Michael Rustin: For a Pluralist Socialism (1985)

OUR HISTORY 92

At the time this book was written, Rustin was a sociology lecturer at the Polytechnic of North London. He was a contributor to New Left Review and a founder member of the Socialist Society.

The Socialist Society was founded in 1981 by a group of British socialists, including Raymond Williams and Ralph Miliband, who founded it as an organisation devoted to socialist education and research, linking the left of the Labour Party with socialists outside it. The Society grew out of the New Left Review and many of its active members, including Robin Backburn and Tariq Ali of the International Marxist Group, the Marxist feminist sociologist Michele Barrett, and Hilary Wainwright as well as Rustin. Other active and prominent members of the Society included Richard Kuper of Pluto Press, John Palmer, the Guardian foreign editor, and the environmentalist Barney Dickson. The Society published a magazine (Interlink, later relaunched under the name Catalyst) and a series of pamphlets.

One of the Society’s key goals was overcoming the division on the British Left between socialists inside and outside the Labour Party. To this end, the Society was jointly responsible – with the Conference of Socialist Economists, Tony Benn and the Campaign Group of Labour MPs – for the initiation of a series of conferences between 1987 and 1992 which were held in Chesterfield (Tony Benn’s constituency), Sheffield or Manchester. The Society was opposed to Euroscepticism and open to green politics, all of which were fairly controversial on the left at the time. Several prominent figures involved in the society, including Miliband and Wainwright, were signatories to Charter 88. Another organisational achievement of note was the founding of the Red-Green Network. The Society was wound up in 1993.
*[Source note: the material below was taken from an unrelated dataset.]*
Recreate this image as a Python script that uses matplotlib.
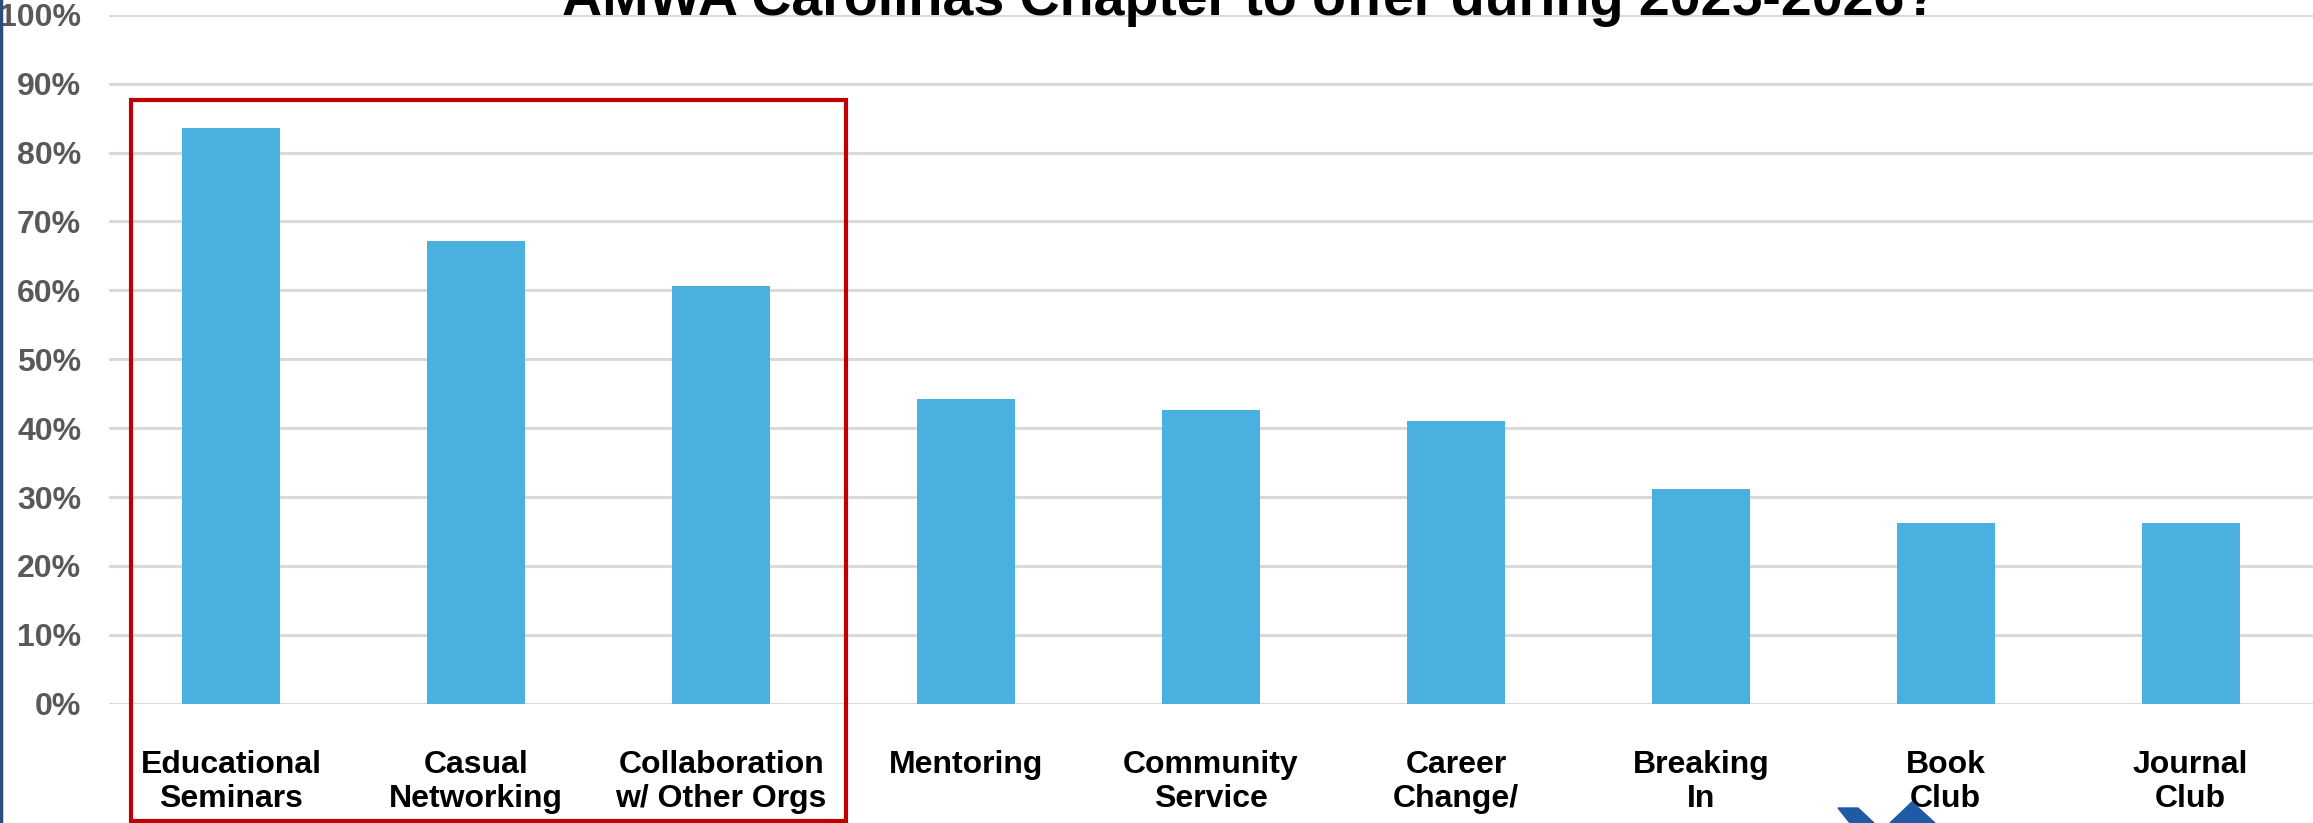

Rustin is now a professor at the University of East London. He is a regular contributor to the Soundings journal. He has written books on psychoanalysis, higher and further education policy and the regeneration of East London. In 1997, Rustin contributed to The Next Ten Years: Key Issues for Blair’s Britain and the Kilburn Manifesto in 2015.

“Socialists have today to be pluralist, and to acknowledge the diversity of interests and lifestyles which political programmes must reconcile. It is a difficult paradox that radical programmes must now be universalist, in seeking a common definition of social rights and obligations, and pluralist in recognizing unavoidable and indeed desirable differences in social values…. Socialists have to take account of the diversification of the social structure, as well as of the grosser phenomena of class subordination and class conflict more familiar to them from the main socialist and Marxist traditions. There is no possible return in democratic societies to simple prescriptive communities of ‘mechanical solidarity’, except as one available choice (e.g. a self-sufficient commune) among many. An important dimension of this pluralism is in the moral and cultural domains. The overcoming of scarcity creates the preconditions for an increasing diversity of life activities, whether expressed in the proliferation of specialized fields of knowledge, the practices of new kinds of participatory sport or expressive art, or the development of distinctive kinds of social community.”

“Such a pluralism need not be merely an anodyne resignation in the face of gross inequities of wealth and power…. Freedom is not only defined in individual terms… choices are socially constructed, and particular ways of life and spheres of value need to be defended from invasion. The one-dimensional values which typically threaten invasion in modern societies are those of capital and monolithic political or religious ideologies… The equation of socialism with monochromatic and coercive uniformity bears little relation to what most people in a modern society now want…. A pluralist approach is necessary in terms of the ‘broad alliance’ strategy required by socialists, as well as for more basic reasons of principle.”